Macron and U.K. Prime Minister Keir Starmer have hit back at Israel’s suggestions that their diplomatic moves were a gift to Hamas, with both saying Hamas does not want a state alongside Israel and would have no place in the future of Palestinian governance. The recognition process involved the Palestinian Authority committing to undertake reforms, Macron said on “Face the Nation.”
The moves by France, the U.K. and others mean little if they are not backed up by concrete action, analysts and Palestinian politicians say — and if the United States continues to give Israel carte blanche to prosecute its war in Gaza and extend its control in the West Bank. The Trump administration has made clear it opposes the moves by Western allies to recognize a Palestinian state. It can use its veto at the U.N. Security Council to block the Palestinian Authority’s bid to give it full membership at the United Nations.

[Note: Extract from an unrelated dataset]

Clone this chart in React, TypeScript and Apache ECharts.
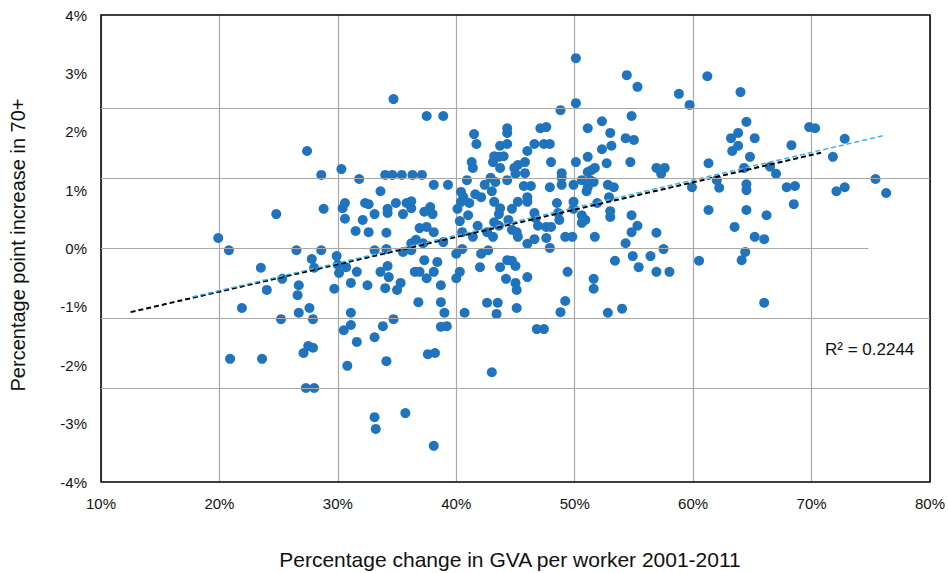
import React, { useEffect, useRef } from "react";
import * as echarts from "echarts";

// Percentage change in GVA per worker 2001-2011 (x, %)
const gvaChange: number[] = [
  19.9, 20.8, 26.5, 27.4, 28.6, 24.8, 28.8, 27.8, 28.0, 23.5,
  25.3, 24.0, 26.7, 26.6, 21.9, 26.7, 27.6, 25.2, 27.9, 20.9,
  23.6, 27.1, 27.5, 27.9, 27.3, 28.0, 28.6, 30.3, 31.8, 33.6,
  34.0, 34.6, 35.4, 36.3, 37.1, 34.7, 37.5, 38.9, 38.1, 39.3,
  30.6, 30.4, 30.6, 32.3, 32.6, 32.1, 33.1, 31.5, 32.6, 34.1,
  34.2, 34.2, 34.9, 35.5, 35.8, 36.2, 36.2, 37.3, 37.8, 38.0,
  36.9, 37.5, 38.1, 36.2, 36.6, 37.2, 35.5, 36.2, 33.1, 34.1,
  29.9, 38.9, 40.0, 40.5, 29.7, 30.0, 30.1, 30.7, 31.1, 31.6,
  32.5, 33.6, 34.2, 34.3, 34.0, 35.0, 35.3, 36.5, 36.9, 37.3,
  37.5, 38.1, 38.4, 38.7, 36.8, 38.7, 39.0, 38.7, 39.2, 37.6,
  38.2, 40.0, 40.3, 40.7, 30.5, 31.1, 31.1, 31.6, 30.8, 33.1,
  33.8, 34.7, 34.1, 33.1, 33.2, 35.7, 38.1, 42.0, 42.1, 42.7,
  42.6, 43.5, 43.4, 43.0, 43.7, 44.2, 44.3, 44.7, 45.0, 45.0,
  45.1, 45.1, 46.0, 46.8, 47.4, 49.2, 48.8, 49.4, 51.6, 51.6,
  52.8, 53.4, 41.5, 41.7, 41.3, 41.4, 40.9, 40.4, 40.6, 40.4,
  41.1, 40.1, 41.6, 42.1, 40.3, 41.0, 40.5, 41.4, 41.8, 42.4,
  42.9, 43.3, 43.0, 43.2, 44.0, 43.7, 43.2, 43.6, 43.1, 43.7,
  44.3, 44.3, 44.3, 46.0, 46.6, 45.8, 45.2, 44.9, 45.0, 45.8,
  44.3, 45.7, 46.3, 46.0, 45.2, 46.0, 44.7, 43.7, 43.6, 43.2,
  43.6, 44.4, 44.7, 45.1, 45.2, 42.6, 43.1, 46.6, 46.7, 46.9,
  47.6, 48.0, 46.0, 46.6, 47.6, 47.9, 47.1, 47.6, 47.4, 47.9,
  48.0, 47.9, 48.8, 48.9, 48.9, 48.9, 48.5, 48.6, 48.7, 49.2,
  49.8, 49.9, 50.1, 50.1, 50.1, 49.9, 49.9, 50.6, 51.1, 51.4,
  51.3, 51.6, 51.7, 51.0, 51.1, 51.1, 51.1, 52.3, 52.3, 53.0,
  53.1, 52.7, 51.9, 50.6, 50.9, 50.6, 51.7, 52.9, 53.0, 53.0,
  52.8, 53.3, 54.4, 55.3, 58.8, 59.7, 61.2, 64.0, 54.8, 54.3,
  55.0, 54.7, 56.9, 57.6, 57.3, 61.3, 59.9, 62.0, 62.2, 63.2,
  63.8, 63.8, 63.3, 64.5, 65.2, 64.8, 64.3, 64.5, 64.5, 64.5,
  63.5, 61.3, 65.2, 66.0, 64.4, 64.1, 60.5, 66.2, 66.5, 67.0,
  68.3, 67.9, 68.6, 68.5, 69.8, 70.3, 72.8, 71.8, 72.1, 72.8,
  75.4, 76.3, 54.8, 54.8, 55.3, 54.3, 54.9, 56.4, 56.9, 57.5,
  55.4, 56.9, 58.0, 54.0, 66.0,
];

// Percentage point increase in 70+ (y, %)
const over70Increase: number[] = [
  0.18, -0.03, -0.03, 1.67, 1.26, 0.59, 0.68, -0.18, -0.33, -0.33,
  -0.52, -0.71, -0.63, -0.80, -1.02, -1.10, -1.02, -1.21, -1.21, -1.89,
  -1.89, -1.79, -1.67, -1.70, -2.39, -2.39, -0.03, 1.36, 1.19, 0.98,
  1.26, 1.26, 1.26, 1.26, 1.26, 2.56, 2.27, 2.27, 1.09, 1.09,
  0.78, 0.69, 0.51, 0.78, 0.76, 0.49, 0.59, 0.30, 0.28, 0.27,
  0.68, 0.61, 0.78, 0.59, 0.78, 0.81, 0.69, 0.63, 0.71, 0.59,
  0.35, 0.37, 0.28, 0.09, 0.15, 0.09, -0.06, -0.03, -0.03, -0.01,
  -0.13, 0.11, -0.09, -0.01, -0.69, -0.28, -0.42, -0.32, -0.59, -0.40,
  -0.63, -0.40, -0.30, -0.49, -0.68, -0.71, -0.59, -0.40, -0.40, -0.20,
  -0.51, -0.40, -0.23, -0.63, -0.92, -0.92, -1.10, -1.34, -1.33, -1.81,
  -1.79, -0.51, -0.40, -1.10, -1.40, -1.10, -1.31, -1.60, -2.01, -1.52,
  -1.33, -1.21, -1.93, -2.89, -3.09, -2.82, -3.38, -0.32, -0.09, -0.03,
  -0.93, -0.93, -1.12, -2.12, -0.32, -0.52, -0.20, -0.21, -0.30, -0.59,
  -0.71, -1.02, -0.49, -1.38, -1.38, -0.90, -1.09, -0.40, -0.52, -0.69,
  -1.10, -0.21, 1.96, 1.79, 1.48, 1.38, 1.17, 0.97, 0.88, 0.80,
  0.78, 0.68, 0.93, 0.88, 0.47, 0.57, 0.28, 0.20, 0.39, 1.09,
  1.21, 1.14, 0.98, 0.80, 1.58, 1.38, 1.58, 1.57, 1.48, 1.76,
  1.79, 2.06, 1.98, 1.67, 1.79, 1.48, 1.43, 1.38, 1.28, 1.29,
  1.17, 1.07, 1.07, 0.88, 0.80, 0.80, 0.68, 0.69, 0.59, 0.45,
  0.39, 0.49, 0.32, 0.28, 0.20, 0.28, 0.20, 0.61, 0.52, 0.39,
  0.37, 0.37, 0.08, 0.16, 0.18, 0.01, 2.06, 2.08, 1.79, 1.79,
  1.48, 1.05, 2.37, 1.29, 1.21, 1.09, 0.78, 0.61, 0.49, 0.20,
  0.20, 1.09, 3.26, 2.49, 1.48, 0.80, 0.68, 1.17, 1.31, 1.34,
  1.17, 1.14, 1.38, 0.98, 1.05, 2.06, 1.57, 2.18, 1.70, 1.98,
  1.76, 1.46, 0.78, 0.57, 0.49, 0.44, 0.20, 0.88, 0.64, 0.54,
  1.09, 1.05, 2.97, 2.77, 2.65, 2.46, 2.95, 2.68, 2.27, 1.89,
  1.86, 1.48, 1.38, 1.38, 1.28, 1.46, 1.05, 1.17, 1.04, 1.89,
  1.98, 1.76, 1.67, 2.17, 1.89, 1.57, 1.38, 1.10, 1.00, 0.66,
  0.37, 0.66, 0.20, 0.16, -0.06, -0.20, -0.21, 0.57, 1.40, 1.28,
  1.77, 1.05, 1.07, 0.76, 2.08, 2.06, 1.88, 1.57, 0.98, 1.05,
  1.19, 0.95, 0.57, 0.28, 0.39, 0.09, -0.13, -0.13, 0.27, -0.01,
  -0.32, -0.40, -0.40, -1.03, -0.93,
];

// Linear trend lines (start and end points)
const trendBlackX: number[] = [12.5, 70.8];
const trendBlackY: number[] = [-1.09, 1.64];
const trendBlueX: number[] = [17.7, 76.0];
const trendBlueY: number[] = [-0.83, 1.93];

// Horizontal gridlines as drawn in the original
const gridYValues: number[] = [2.4, 1.2, -1.2, -2.4];
const zeroLineRange: number[] = [10, 74.8];

const rSquaredText = "R² = 0.2244";
const xTitle = "Percentage change in GVA per worker 2001-2011";
const yTitle = "Percentage point increase in 70+";

const FONT = "'Liberation Sans', Arial, Helvetica, sans-serif";

export default function App() {
  const ref = useRef<HTMLDivElement>(null);

  useEffect(() => {
    if (!ref.current) return;
    const chart = echarts.init(ref.current, undefined, { renderer: "svg" });

    const points = gvaChange.map((x, i) => [x, over70Increase[i]]);
    const black = trendBlackX.map((x, i) => [x, trendBlackY[i]]);
    const blue = trendBlueX.map((x, i) => [x, trendBlueY[i]]);

    const gridLineStyle = { color: "#a9a9a9", width: 1.2, type: "solid" as const };

    chart.setOption({
      animation: false,
      backgroundColor: "#ffffff",
      textStyle: { fontFamily: FONT },
      grid: {
        left: 101,
        right: 15,
        top: 15,
        bottom: 91,
        show: true,
        borderColor: "#000",
        borderWidth: 1.5,
        backgroundColor: "transparent",
        z: 5,
      },
      xAxis: {
        type: "value",
        min: 10,
        max: 80,
        interval: 10,
        axisLine: { show: false },
        axisTick: { show: false },
        splitLine: { show: true, lineStyle: { color: "#a9a9a9", width: 1.2 } },
        axisLabel: {
          formatter: (v: number) => `${v}%`,
          fontSize: 15,
          color: "#111",
          margin: 14,
          fontFamily: FONT,
        },
      },
      yAxis: {
        type: "value",
        min: -4,
        max: 4,
        interval: 1,
        axisLine: { show: false },
        axisTick: { show: false },
        splitLine: { show: false },
        axisLabel: {
          formatter: (v: number) => `${v}%`,
          fontSize: 15,
          color: "#111",
          margin: 14,
          fontFamily: FONT,
        },
      },
      series: [
        {
          type: "line",
          data: [],
          silent: true,
          z: 1,
          markLine: {
            silent: true,
            symbol: ["none", "none"],
            label: { show: false },
            lineStyle: gridLineStyle,
            data: [
              ...gridYValues.map((v) => ({ yAxis: v })),
              [
                { coord: [zeroLineRange[0], 0] },
                { coord: [zeroLineRange[1], 0] },
              ],
            ],
          },
        },
        {
          type: "scatter",
          data: points,
          symbol: "circle",
          symbolSize: 10,
          itemStyle: { color: "#1f74bd", opacity: 1 },
          z: 3,
        },
        {
          type: "line",
          data: black,
          showSymbol: false,
          symbol: "none",
          lineStyle: { color: "#000", width: 2, type: [5, 3] },
          z: 4,
        },
        {
          type: "line",
          data: blue,
          showSymbol: false,
          symbol: "none",
          lineStyle: { color: "#3fb2e8", width: 1.5, type: [5, 3] },
          z: 4,
        },
      ],
      graphic: [
        {
          type: "text",
          x: 18,
          y: 245,
          rotation: Math.PI / 2,
          style: {
            text: yTitle,
            font: `20px ${FONT}`,
            fill: "#111",
            textAlign: "center",
            textVerticalAlign: "middle",
          },
        },
        {
          type: "text",
          x: 510,
          y: 559,
          style: {
            text: xTitle,
            font: `21px ${FONT}`,
            fill: "#111",
            textAlign: "center",
            textVerticalAlign: "middle",
          },
        },
        {
          type: "text",
          x: 825,
          y: 349,
          style: {
            text: rSquaredText,
            font: `17px ${FONT}`,
            fill: "#111",
            textAlign: "left",
            textVerticalAlign: "middle",
          },
        },
      ],
    });

    return () => chart.dispose();
  }, []);

  return (
    <div
      ref={ref}
      style={{ position: "fixed", left: 0, top: 0, width: 948, height: 573 }}
    />
  );
}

“Israel is only concerned about what will be the American reaction or response,” Ahmed Majdalani, a member of the executive committee of the Palestine Liberation Organization and a close confidant of Palestinian Authority President Mahmoud Abbas, said in an interview last month. “The American administration is giving the full political and diplomatic cover, and financial and military support, to Israel — and that’s why Israel considers itself above international law.”